While I have the use of Scifinder I'd like to use it with some degree of efficiency. What's bugging me is this; if I ask for how to make something simple I use the syntax: " synthesis of somedione"

what I get are many tens to many thousands of hits all closely associating "synthesis" and "somedione"

The articles are mostly about using somedione in a synthesis. This makes sense. So how should I adjust the syntax to focus on making somedione as apposed to using my compound in a preparation?

GreenD - 13-12-2012 at 16:57

you can, in some search engines, wrap test with quotation marks to emphasize a specific fragment, i.e.;

"Synthesis of Somedione"
will only return this fragment, in this specific order.
where
Synthesis of somedione will return anything with synthesis+somedione in the term...

not sure if scifinder has this capability though.
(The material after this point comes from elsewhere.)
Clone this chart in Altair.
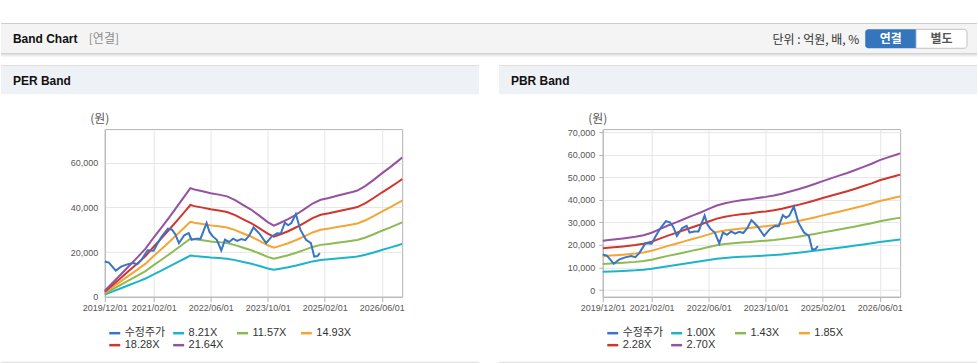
import altair as alt
import pandas as pd

# ---------------- data ----------------
X_TICKS = [0, 12, 26, 40, 54, 68]
X_LABELS = ["2019/12/01", "2021/02/01", "2022/06/01", "2023/10/01", "2025/02/01", "2026/06/01"]
X_END = 73

PRICE_NAME = "수정주가"
PRICE_IDX = [0, 1, 2.7, 4, 5.5, 7, 8, 9, 10.5, 12, 13, 14, 15.5, 16.5, 17.3, 18.2, 19.5, 20.6,
             21.3, 22.5, 23.5, 25, 25.7, 26.5, 27.5, 28.6, 29.5, 30.5, 31.5, 32.5, 33.5, 34.5,
             35.5, 36.5, 37.9, 39.6, 41, 42.3, 43.2, 44.2, 45, 45.8, 46.9, 48, 49.4, 50.6,
             51.4, 52.2, 52.8]
PRICE_VAL = [15800, 15300, 11700, 13500, 14500, 15100, 14600, 16500, 20800, 20600, 24000, 27000,
             30500, 30000, 28000, 24000, 27500, 28500, 25500, 26000, 26000, 33000, 29000, 27000,
             25500, 20700, 25500, 24500, 26000, 25000, 25800, 25300, 27500, 31000, 28400, 24000,
             27000, 28400, 28300, 33200, 32000, 33000, 37000, 30000, 25500, 24000, 18000, 18200,
             19500]

PER_NAMES = ["8.21X", "11.57X", "14.93X", "18.28X", "21.64X"]
PER_IDX = [0, 2, 4, 6, 8, 10, 12, 14, 16, 18, 20, 21, 22, 24, 26, 28, 30, 32, 34, 36, 38, 40,
           41.5, 43, 45, 47, 49, 51, 53, 55, 57, 59, 61, 62, 64, 66, 68, 70, 72, 73]
PER_821 = [1020, 2430, 3830, 5270, 6680, 8160, 10050, 11840, 13660, 15560, 17450, 18440, 18210,
           17910, 17570, 17340, 17040, 16390, 15560, 14760, 13730, 12670, 12070, 12520, 13170,
           13960, 14870, 15820, 16470, 16770, 17150, 17490, 17830, 18020, 18820, 19840, 20940,
           21970, 23070, 23640]
PER_1157 = [1440, 3420, 5400, 7430, 9410, 11500, 14170, 16680, 19250, 21920, 24600, 25990, 25670,
            25240, 24760, 24440, 24010, 23100, 21920, 20800, 19360, 17860, 17000, 17650, 18550,
            19680, 20960, 22300, 23210, 23630, 24170, 24650, 25130, 25400, 26520, 27970, 29520,
            30960, 32510, 33310]
PER_1493 = [1860, 4420, 6970, 9590, 12140, 14830, 18280, 21530, 24840, 28290, 31740, 33530,
            33120, 32560, 31940, 31530, 30980, 29800, 28290, 26840, 24970, 23040, 21940, 22770,
            23940, 25390, 27040, 28770, 29940, 30490, 31180, 31800, 32430, 32770, 34220, 36080,
            38080, 39950, 41950, 42980]
PER_1828 = [2280, 5410, 8530, 11740, 14870, 18160, 22390, 26360, 30410, 34630, 38860, 41050,
            40550, 39870, 39110, 38600, 37930, 36490, 34630, 32860, 30580, 28210, 26860, 27880,
            29310, 31090, 33110, 35220, 36660, 37340, 38180, 38940, 39700, 40120, 41900, 44180,
            46630, 48910, 51360, 52630]
PER_2164 = [2700, 6400, 10100, 13900, 17600, 21500, 26500, 31200, 36000, 41000, 46000, 48600,
            48000, 47200, 46300, 45700, 44900, 43200, 41000, 38900, 36200, 33400, 31800, 33000,
            34700, 36800, 39200, 41700, 43400, 44200, 45200, 46100, 47000, 47500, 49600, 52300,
            55200, 57900, 60800, 62300]

PBR_NAMES = ["1.00X", "1.43X", "1.85X", "2.28X", "2.70X"]
PBR_IDX = [0, 2, 5, 8, 10, 12, 14, 16, 18, 20, 22, 24, 26, 28, 30, 32, 34, 36, 38, 40, 42, 44,
           46, 48, 50, 52, 54, 56, 58, 60, 62, 64, 66, 68, 70, 72, 73]
PBR_100 = [8110, 8260, 8480, 8740, 9000, 9410, 10000, 10590, 11110, 11670, 12220, 12740, 13330,
           13890, 14260, 14520, 14740, 14890, 15110, 15300, 15520, 15820, 16190, 16560, 16960,
           17410, 17890, 18340, 18780, 19220, 19710, 20220, 20740, 21340, 21780, 22220, 22450]
PBR_143 = [11600, 11810, 12130, 12500, 12870, 13450, 14300, 15150, 15890, 16680, 17480, 18220,
           19070, 19860, 20390, 20760, 21080, 21290, 21610, 21870, 22190, 22610, 23140, 23670,
           24260, 24890, 25580, 26220, 26850, 27490, 28180, 28920, 29660, 30510, 31140, 31780,
           32090]
PBR_185 = [15010, 15280, 15690, 16170, 16650, 17400, 18500, 19600, 20560, 21580, 22610, 23570,
           24670, 25700, 26380, 26860, 27270, 27550, 27960, 28300, 28710, 29260, 29940, 30630,
           31380, 32200, 33100, 33920, 34740, 35560, 36450, 37410, 38370, 39470, 40290, 41110,
           41520]
PBR_228 = [18490, 18830, 19340, 19930, 20520, 21450, 22800, 24150, 25330, 26600, 27870, 29050,
           30400, 31670, 32510, 33100, 33610, 33950, 34450, 34870, 35380, 36060, 36900, 37750,
           38670, 39690, 40790, 41800, 42810, 43820, 44920, 46100, 47290, 48640, 49650, 50660,
           51170]
PBR_270 = [21900, 22300, 22900, 23600, 24300, 25400, 27000, 28600, 30000, 31500, 33000, 34400,
           36000, 37500, 38500, 39200, 39800, 40200, 40800, 41300, 41900, 42700, 43700, 44700,
           45800, 47000, 48300, 49500, 50700, 51900, 53200, 54600, 56000, 57600, 58800, 60000,
           60600]

SERIES_COLORS = ["#3a74c6", "#1db4cb", "#8dba52", "#f5a532", "#d1352d", "#9751a1"]

PER_Y_TICKS = [0, 20000, 40000, 60000]
PER_Y_LABELS = ["0", "20,000", "40,000", "60,000"]
PBR_Y_TICKS = [0, 10000, 20000, 30000, 40000, 50000, 60000, 70000]
PBR_Y_LABELS = ["0", "10,000", "20,000", "30,000", "40,000", "50,000", "60,000", "70,000"]

# ---------------- style ----------------
LAT = "Liberation Sans"
KOR = "Noto Sans CJK KR"
MIX = "Liberation Sans, Noto Sans CJK KR"
W, H = 298, 168
DUMMY = pd.DataFrame({"d": [0]})


def label_map(values, labels):
    return " : ".join(f"datum.value == {v} ? '{l}'" for v, l in zip(values, labels)) + " : ''"


def rect(x1, x2, y1, y2, color, **kw):
    return alt.Chart(DUMMY).mark_rect(color=color, **kw).encode(
        x=alt.value(x1), x2=alt.value(x2), y=alt.value(y1), y2=alt.value(y2))


def text(s, x, y, size=12, color="#111", font=KOR, weight="normal", align="left"):
    return alt.Chart(DUMMY).mark_text(
        text=s, font=font, fontSize=size, color=color, fontWeight=weight,
        align=align, baseline="middle").encode(x=alt.value(x), y=alt.value(y))


def panel(title, names, idx, series, y_domain, y_ticks, y_labels, y_tick_marks, page_layers):
    rows = []
    for name, vals in zip(names, series):
        for i, v in zip(idx, vals):
            rows.append({"idx": i, "value": v, "series": name})
    bands = pd.DataFrame(rows)
    price = pd.DataFrame({"idx": PRICE_IDX, "value": PRICE_VAL, "series": PRICE_NAME})

    domain = [PRICE_NAME] + names
    xenc = alt.X("idx:Q", scale=alt.Scale(domain=[0, X_END], nice=False, zero=False),
                 axis=alt.Axis(values=X_TICKS, labelExpr=label_map(X_TICKS, X_LABELS),
                               title=None, grid=True, domain=True, ticks=True, tickSize=5,
                               labelPadding=2, labelFlush=False, labelOverlap=False))
    yaxis = alt.Axis(values=y_ticks, labelExpr=label_map(y_ticks, y_labels), title=None,
                     grid=True, domain=True, ticks=y_tick_marks,
                     tickSize=4 if y_tick_marks else 0,
                     labelPadding=4 if y_tick_marks else 7, labelOverlap=False)
    yenc = alt.Y("value:Q", scale=alt.Scale(domain=y_domain, nice=False, zero=False), axis=yaxis)
    cenc = alt.Color("series:N", scale=alt.Scale(domain=domain, range=SERIES_COLORS),
                     legend=alt.Legend(title=None, orient="none", legendX=3, legendY=197.5,
                                       direction="horizontal", columns=4, symbolType="stroke",
                                       symbolSize=121, symbolStrokeWidth=2.5, labelFont=MIX,
                                       labelFontSize=11, labelColor="#333", columnPadding=2,
                                       rowPadding=0, gridAlign="all", padding=0, labelOffset=3))

    band_layer = alt.Chart(bands).mark_line(strokeWidth=2).encode(
        x=xenc, y=yenc, color=cenc, detail="series:N", order="idx:Q")
    price_layer = alt.Chart(price).mark_line(strokeWidth=2).encode(
        x=xenc, y=yenc, color=cenc, order="idx:Q")

    deco = [
        rect(-104, 375, -64, -63, "#d4d4d4"),
        rect(-104, 375, -63, -35, "#eef2f7"),
        rect(-104, 375, 233, 234, "#dedede"),
        text(title, -92, -48, size=12, color="#111", font=LAT, weight="bold"),
        text("(원)", -5, -10, size=12, color="#555", font=KOR, align="center"),
    ]
    return alt.layer(*(page_layers + deco + [band_layer, price_layer])).properties(width=W, height=H)


page = [
    rect(-104, 874, -128, 236, "#ffffff", opacity=0),
    rect(-104, 874, -106, -105, "#bdbdbd"),
    rect(-104, 874, -105, -76, "#f4f4f4"),
    rect(-104, 874, -76, -75, "#c6c6c6"),
    rect(-104, 874, -75, -74, "#dadada"),
    rect(-104, 874, -74, -73, "#e9e9e9"),
    rect(-104, 874, -73, -72, "#f5f5f5"),
    text("Band Chart", -92, -90, size=12, color="#111", font=LAT, weight="bold"),
    text("[연결]", -16, -90, size=12, color="#8a8a8a", font=KOR),
    text("단위 : 억원, 배, %", 756, -89.5, size=12, color="#333", font=KOR, align="right"),
    rect(762, 813, -100, -81, "#3475bd", cornerRadiusTopLeft=3, cornerRadiusBottomLeft=3),
    rect(813, 864, -100, -81, "#ffffff", stroke="#c2c2c2", strokeWidth=1,
         cornerRadiusTopRight=3, cornerRadiusBottomRight=3),
    text("연결", 787.5, -90.5, size=12, color="#ffffff", font=KOR, weight="bold", align="center"),
    text("별도", 838.5, -90.5, size=12, color="#555555", font=KOR, weight="bold", align="center"),
]

per = panel("PER Band", PER_NAMES, PER_IDX, [PER_821, PER_1157, PER_1493, PER_1828, PER_2164],
            [0, 75000], PER_Y_TICKS, PER_Y_LABELS, False, page)
pbr = panel("PBR Band", PBR_NAMES, PBR_IDX, [PBR_100, PBR_143, PBR_185, PBR_228, PBR_270],
            [-2960, 71330], PBR_Y_TICKS, PBR_Y_LABELS, True, [])

chart = alt.hconcat(per, pbr, spacing=201, bounds="flush").resolve_scale(
    color="independent", y="independent", x="independent").resolve_legend(
    color="independent").properties(padding=0, background="white").configure_view(
    stroke="#b3b3b3", strokeWidth=1).configure_axis(
    labelFont=LAT, labelFontSize=9, labelColor="#555", gridColor="#e6e6e6",
    domainColor="#b3b3b3", tickColor="#b3b3b3")

chart.save("out.html", embed_options={"renderer": "svg", "actions": False})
chemrox - 13-12-2012 at 21:09

I'll let you know..

Sunil Sharma - 20-1-2013 at 09:32

Go by structure search..

Mumbles - 22-1-2013 at 20:14

Agreed with the last poster. If it's something more common, it's by far easiest to search by the CAS number, otherwise searching by number of references is generally most useful for me. You can look up all reactions of said compound and sort by ones where it is a product. This works probably 80% of the time. The reaction indexing is not complete though, particularly when it comes to older journals. Sometimes you'll have to go to a paper where they use it as a reagent, and look in the experimental considerations to see where they obtained it or how they prepared it. Certain very common things can actually be the hardest to find how to make on a lab scale actually. I've run into this problem where I only need a small quantity of something as a reference or as an authentic sample but it is only available commercially in large quantities.

Lambda-Eyde - 23-1-2013 at 12:43

IIRC there's a bunch of boxes you can check before searching - one of them is something like "preparatory procedure".